# STATED TASK
Give every line of the data again, unchanged, but with no pictures.
==== DATA SECTION ====
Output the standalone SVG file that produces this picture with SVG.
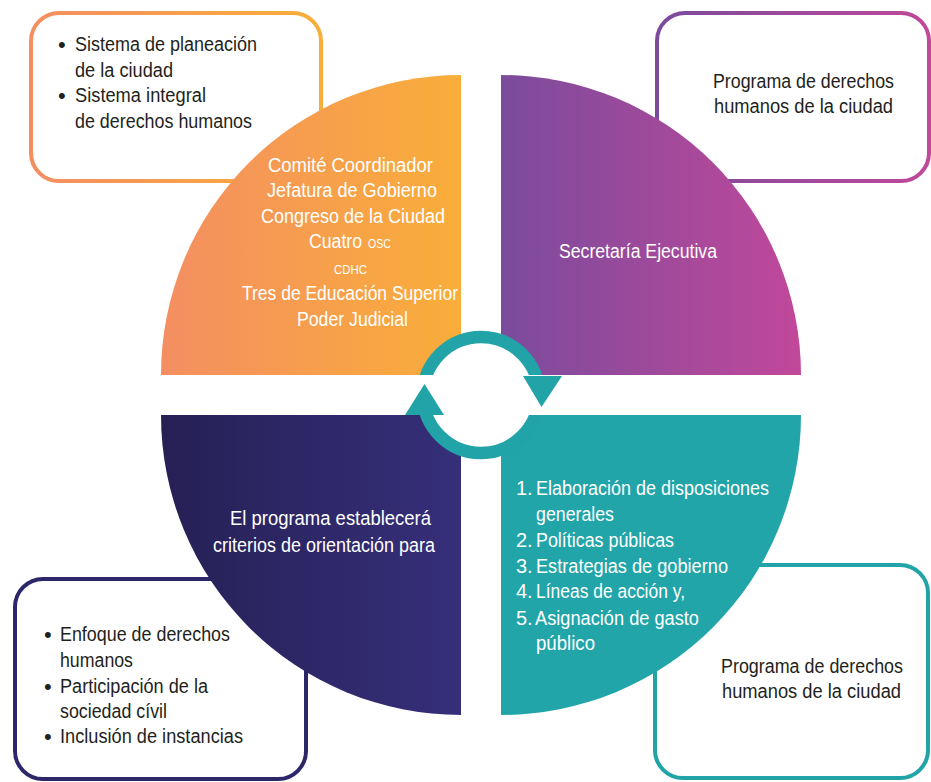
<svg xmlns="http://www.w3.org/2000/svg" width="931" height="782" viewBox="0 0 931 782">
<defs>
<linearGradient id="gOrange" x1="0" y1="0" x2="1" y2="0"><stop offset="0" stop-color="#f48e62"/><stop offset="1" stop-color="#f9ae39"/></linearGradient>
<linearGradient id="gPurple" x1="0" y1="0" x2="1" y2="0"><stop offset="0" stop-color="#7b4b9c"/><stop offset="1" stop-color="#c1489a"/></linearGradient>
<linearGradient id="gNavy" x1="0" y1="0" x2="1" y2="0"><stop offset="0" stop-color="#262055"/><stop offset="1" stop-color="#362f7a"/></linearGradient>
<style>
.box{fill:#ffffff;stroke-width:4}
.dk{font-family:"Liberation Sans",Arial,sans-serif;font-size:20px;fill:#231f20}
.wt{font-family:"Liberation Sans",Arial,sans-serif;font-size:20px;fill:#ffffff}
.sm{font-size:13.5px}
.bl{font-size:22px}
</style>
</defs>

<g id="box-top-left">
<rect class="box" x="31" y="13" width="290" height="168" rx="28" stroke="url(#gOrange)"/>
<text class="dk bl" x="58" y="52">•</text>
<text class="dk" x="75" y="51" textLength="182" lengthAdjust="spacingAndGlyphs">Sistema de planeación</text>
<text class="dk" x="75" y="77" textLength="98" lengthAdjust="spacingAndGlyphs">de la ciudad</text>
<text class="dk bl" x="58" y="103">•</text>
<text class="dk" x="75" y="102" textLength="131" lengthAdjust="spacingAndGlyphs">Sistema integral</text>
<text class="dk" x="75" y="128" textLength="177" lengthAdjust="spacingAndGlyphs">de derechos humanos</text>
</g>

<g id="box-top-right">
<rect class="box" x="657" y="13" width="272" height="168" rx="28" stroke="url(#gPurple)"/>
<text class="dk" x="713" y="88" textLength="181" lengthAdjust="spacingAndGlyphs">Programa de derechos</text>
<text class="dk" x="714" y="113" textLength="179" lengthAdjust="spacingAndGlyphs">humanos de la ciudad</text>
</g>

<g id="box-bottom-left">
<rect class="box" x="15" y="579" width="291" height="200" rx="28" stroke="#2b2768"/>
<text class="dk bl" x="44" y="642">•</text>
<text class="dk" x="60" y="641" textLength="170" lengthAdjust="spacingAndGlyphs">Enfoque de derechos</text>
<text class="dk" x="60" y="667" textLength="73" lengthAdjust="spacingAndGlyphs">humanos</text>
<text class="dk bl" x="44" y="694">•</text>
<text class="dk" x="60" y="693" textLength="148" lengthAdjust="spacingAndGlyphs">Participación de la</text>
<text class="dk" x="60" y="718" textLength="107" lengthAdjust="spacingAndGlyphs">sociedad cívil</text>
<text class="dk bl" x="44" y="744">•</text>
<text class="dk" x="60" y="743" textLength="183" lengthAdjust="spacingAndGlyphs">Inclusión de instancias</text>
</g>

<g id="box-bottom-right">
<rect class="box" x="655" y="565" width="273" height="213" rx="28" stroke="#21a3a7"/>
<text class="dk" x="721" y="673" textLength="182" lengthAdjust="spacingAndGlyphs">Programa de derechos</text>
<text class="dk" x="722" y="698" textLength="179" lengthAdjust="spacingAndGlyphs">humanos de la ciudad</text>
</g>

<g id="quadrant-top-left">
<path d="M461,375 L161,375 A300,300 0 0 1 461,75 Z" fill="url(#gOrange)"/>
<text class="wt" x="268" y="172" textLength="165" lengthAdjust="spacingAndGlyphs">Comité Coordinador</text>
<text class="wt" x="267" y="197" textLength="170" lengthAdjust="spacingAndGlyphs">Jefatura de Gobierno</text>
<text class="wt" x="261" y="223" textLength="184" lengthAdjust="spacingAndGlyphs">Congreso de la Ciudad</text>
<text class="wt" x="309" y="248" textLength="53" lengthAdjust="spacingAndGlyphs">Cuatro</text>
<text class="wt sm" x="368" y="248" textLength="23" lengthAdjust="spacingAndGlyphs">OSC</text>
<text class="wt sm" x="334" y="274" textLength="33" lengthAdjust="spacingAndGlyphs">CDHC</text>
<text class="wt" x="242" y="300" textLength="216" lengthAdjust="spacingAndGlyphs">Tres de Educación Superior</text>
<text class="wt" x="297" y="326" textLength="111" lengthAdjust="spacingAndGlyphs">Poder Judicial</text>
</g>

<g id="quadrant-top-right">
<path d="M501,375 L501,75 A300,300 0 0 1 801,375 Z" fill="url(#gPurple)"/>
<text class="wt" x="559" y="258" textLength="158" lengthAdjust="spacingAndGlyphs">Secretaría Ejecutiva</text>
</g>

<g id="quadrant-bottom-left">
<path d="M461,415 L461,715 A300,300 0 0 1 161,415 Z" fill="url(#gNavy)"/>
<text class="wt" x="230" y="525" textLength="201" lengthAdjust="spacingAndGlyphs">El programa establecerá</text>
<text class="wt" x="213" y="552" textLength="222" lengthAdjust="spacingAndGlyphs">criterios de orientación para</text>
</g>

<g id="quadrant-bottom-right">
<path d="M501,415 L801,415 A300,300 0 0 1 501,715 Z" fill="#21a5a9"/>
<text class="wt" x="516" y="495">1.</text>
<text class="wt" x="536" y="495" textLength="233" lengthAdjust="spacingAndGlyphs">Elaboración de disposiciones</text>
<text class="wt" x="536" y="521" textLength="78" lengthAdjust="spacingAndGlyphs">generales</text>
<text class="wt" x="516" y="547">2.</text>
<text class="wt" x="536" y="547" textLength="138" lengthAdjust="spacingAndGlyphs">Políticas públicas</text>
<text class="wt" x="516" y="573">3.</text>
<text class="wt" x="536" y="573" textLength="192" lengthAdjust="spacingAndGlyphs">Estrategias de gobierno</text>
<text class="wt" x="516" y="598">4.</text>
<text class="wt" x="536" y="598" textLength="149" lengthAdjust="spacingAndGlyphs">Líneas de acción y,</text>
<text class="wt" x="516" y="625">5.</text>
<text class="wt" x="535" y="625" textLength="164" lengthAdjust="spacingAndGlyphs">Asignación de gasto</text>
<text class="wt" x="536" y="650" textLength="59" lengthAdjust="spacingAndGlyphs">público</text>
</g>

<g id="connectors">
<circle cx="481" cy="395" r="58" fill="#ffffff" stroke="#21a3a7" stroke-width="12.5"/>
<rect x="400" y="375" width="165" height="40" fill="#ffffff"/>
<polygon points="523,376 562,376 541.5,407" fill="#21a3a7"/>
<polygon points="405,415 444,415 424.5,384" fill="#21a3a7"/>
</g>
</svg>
====
# EXPECTED ANSWER
Output the standalone SVG file that produces this picture with SVG.
<svg xmlns="http://www.w3.org/2000/svg" width="931" height="782" viewBox="0 0 931 782">
<defs>
<linearGradient id="gOrange" x1="0" y1="0" x2="1" y2="0"><stop offset="0" stop-color="#f48e62"/><stop offset="1" stop-color="#f9ae39"/></linearGradient>
<linearGradient id="gPurple" x1="0" y1="0" x2="1" y2="0"><stop offset="0" stop-color="#7b4b9c"/><stop offset="1" stop-color="#c1489a"/></linearGradient>
<linearGradient id="gNavy" x1="0" y1="0" x2="1" y2="0"><stop offset="0" stop-color="#262055"/><stop offset="1" stop-color="#362f7a"/></linearGradient>
<style>
.box{fill:#ffffff;stroke-width:4}
.dk{font-family:"Liberation Sans",Arial,sans-serif;font-size:20px;fill:#231f20}
.wt{font-family:"Liberation Sans",Arial,sans-serif;font-size:20px;fill:#ffffff}
.sm{font-size:13.5px}
.bl{font-size:22px}
</style>
</defs>

<g id="box-top-left">
<rect class="box" x="31" y="13" width="290" height="168" rx="28" stroke="url(#gOrange)"/>
<text class="dk bl" x="58" y="52">•</text>
<text class="dk" x="75" y="51" textLength="182" lengthAdjust="spacingAndGlyphs">Sistema de planeación</text>
<text class="dk" x="75" y="77" textLength="98" lengthAdjust="spacingAndGlyphs">de la ciudad</text>
<text class="dk bl" x="58" y="103">•</text>
<text class="dk" x="75" y="102" textLength="131" lengthAdjust="spacingAndGlyphs">Sistema integral</text>
<text class="dk" x="75" y="128" textLength="177" lengthAdjust="spacingAndGlyphs">de derechos humanos</text>
</g>

<g id="box-top-right">
<rect class="box" x="657" y="13" width="272" height="168" rx="28" stroke="url(#gPurple)"/>
<text class="dk" x="713" y="88" textLength="181" lengthAdjust="spacingAndGlyphs">Programa de derechos</text>
<text class="dk" x="714" y="113" textLength="179" lengthAdjust="spacingAndGlyphs">humanos de la ciudad</text>
</g>

<g id="box-bottom-left">
<rect class="box" x="15" y="579" width="291" height="200" rx="28" stroke="#2b2768"/>
<text class="dk bl" x="44" y="642">•</text>
<text class="dk" x="60" y="641" textLength="170" lengthAdjust="spacingAndGlyphs">Enfoque de derechos</text>
<text class="dk" x="60" y="667" textLength="73" lengthAdjust="spacingAndGlyphs">humanos</text>
<text class="dk bl" x="44" y="694">•</text>
<text class="dk" x="60" y="693" textLength="148" lengthAdjust="spacingAndGlyphs">Participación de la</text>
<text class="dk" x="60" y="718" textLength="107" lengthAdjust="spacingAndGlyphs">sociedad cívil</text>
<text class="dk bl" x="44" y="744">•</text>
<text class="dk" x="60" y="743" textLength="183" lengthAdjust="spacingAndGlyphs">Inclusión de instancias</text>
</g>

<g id="box-bottom-right">
<rect class="box" x="655" y="565" width="273" height="213" rx="28" stroke="#21a3a7"/>
<text class="dk" x="721" y="673" textLength="182" lengthAdjust="spacingAndGlyphs">Programa de derechos</text>
<text class="dk" x="722" y="698" textLength="179" lengthAdjust="spacingAndGlyphs">humanos de la ciudad</text>
</g>

<g id="quadrant-top-left">
<path d="M461,375 L161,375 A300,300 0 0 1 461,75 Z" fill="url(#gOrange)"/>
<text class="wt" x="268" y="172" textLength="165" lengthAdjust="spacingAndGlyphs">Comité Coordinador</text>
<text class="wt" x="267" y="197" textLength="170" lengthAdjust="spacingAndGlyphs">Jefatura de Gobierno</text>
<text class="wt" x="261" y="223" textLength="184" lengthAdjust="spacingAndGlyphs">Congreso de la Ciudad</text>
<text class="wt" x="309" y="248" textLength="53" lengthAdjust="spacingAndGlyphs">Cuatro</text>
<text class="wt sm" x="368" y="248" textLength="23" lengthAdjust="spacingAndGlyphs">OSC</text>
<text class="wt sm" x="334" y="274" textLength="33" lengthAdjust="spacingAndGlyphs">CDHC</text>
<text class="wt" x="242" y="300" textLength="216" lengthAdjust="spacingAndGlyphs">Tres de Educación Superior</text>
<text class="wt" x="297" y="326" textLength="111" lengthAdjust="spacingAndGlyphs">Poder Judicial</text>
</g>

<g id="quadrant-top-right">
<path d="M501,375 L501,75 A300,300 0 0 1 801,375 Z" fill="url(#gPurple)"/>
<text class="wt" x="559" y="258" textLength="158" lengthAdjust="spacingAndGlyphs">Secretaría Ejecutiva</text>
</g>

<g id="quadrant-bottom-left">
<path d="M461,415 L461,715 A300,300 0 0 1 161,415 Z" fill="url(#gNavy)"/>
<text class="wt" x="230" y="525" textLength="201" lengthAdjust="spacingAndGlyphs">El programa establecerá</text>
<text class="wt" x="213" y="552" textLength="222" lengthAdjust="spacingAndGlyphs">criterios de orientación para</text>
</g>

<g id="quadrant-bottom-right">
<path d="M501,415 L801,415 A300,300 0 0 1 501,715 Z" fill="#21a5a9"/>
<text class="wt" x="516" y="495">1.</text>
<text class="wt" x="536" y="495" textLength="233" lengthAdjust="spacingAndGlyphs">Elaboración de disposiciones</text>
<text class="wt" x="536" y="521" textLength="78" lengthAdjust="spacingAndGlyphs">generales</text>
<text class="wt" x="516" y="547">2.</text>
<text class="wt" x="536" y="547" textLength="138" lengthAdjust="spacingAndGlyphs">Políticas públicas</text>
<text class="wt" x="516" y="573">3.</text>
<text class="wt" x="536" y="573" textLength="192" lengthAdjust="spacingAndGlyphs">Estrategias de gobierno</text>
<text class="wt" x="516" y="598">4.</text>
<text class="wt" x="536" y="598" textLength="149" lengthAdjust="spacingAndGlyphs">Líneas de acción y,</text>
<text class="wt" x="516" y="625">5.</text>
<text class="wt" x="535" y="625" textLength="164" lengthAdjust="spacingAndGlyphs">Asignación de gasto</text>
<text class="wt" x="536" y="650" textLength="59" lengthAdjust="spacingAndGlyphs">público</text>
</g>

<g id="connectors">
<circle cx="481" cy="395" r="58" fill="#ffffff" stroke="#21a3a7" stroke-width="12.5"/>
<rect x="400" y="375" width="165" height="40" fill="#ffffff"/>
<polygon points="523,376 562,376 541.5,407" fill="#21a3a7"/>
<polygon points="405,415 444,415 424.5,384" fill="#21a3a7"/>
</g>
</svg>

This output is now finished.